The federal government has said it will be difficult to allow the 11 electricity distribution companies (Discos) in Nigeria’s power market charge new rates on electricity they supply to their customers across the country because the country does not have an accurate record of electricity consumers in the Discos’ networks or enough customers that are metered by the Discos.

Speaking on a Channels Television early morning show January 10, 2018, in Abuja, Minister of Power, Works and Housing, Mr. Babatunde Fashola, defended the decision of the Nigerian Electricity Regulatory Commission (NERC) to hold back the implementation of up to three consecutive tariff reviews.

Fashola stated that in as much as tariff was important to the commercial operations of the electricity market, the government would want to see that it is fair, and would do this by properly dimensioning the market.

He argued that it was impossible to have a fair tariff in an electricity market that has just about seven million households as its recognized customers out of Nigeria’s 180 million people, adding that proper consumers’ enumeration was required to establish the true basis for calibrating tariffs in the sector.

He also noted that the Discos would have to improve on their deployment of meters to consumption points and that until these were done, approving a cost reflective tariff for the market looked difficult.

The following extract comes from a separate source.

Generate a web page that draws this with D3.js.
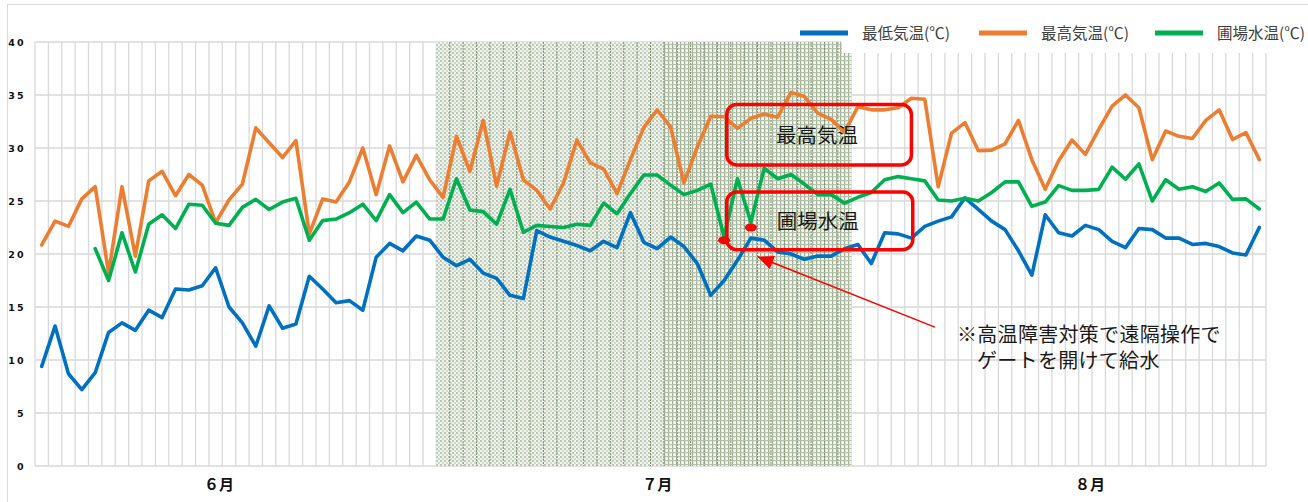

“We need to do something with the entire value chain, from tariff to metering to energy conservation, consumer education, to the payment of debts by ministries and departments and ordinary consumers, and all of this are contained in the power sector recovery programme.

“Tariff is important. The agency that decides on tariff is the NERC, not the Ministry of Power, Works and Housing, and not the Minister for Power. The minister has no power over tariff under the law. When the last tariff was passed, I had no power and didn’t approve it, it was NERC that approved it. All I had was an opinion which I expressed,” said Fashola.

He further explained: “My opinion as at today is that before we can review tariffs, we should increase metering, we should also increase consumer audit to actually properly dimension the economy and see whether the unit cost is understated or overstated.

“Because, if you have a market, an electricity market where seven million households are all that is in the database as consuming electricity in Nigeria, I am not sure that data is correct. So, if the tariff is one naira and applied to seven million households, it is possible that if they are actually 14 million households, you may collect more without necessarily increasing the tariffs but properly dimensioning the market.”

The minister stated: “So, I will like to see more consumer enumeration, consumer audit, and identification, I will like to see more metering and more education in order to properly dimension the market, and the regulator is working on it because tariff is also a function of the investments that have been made.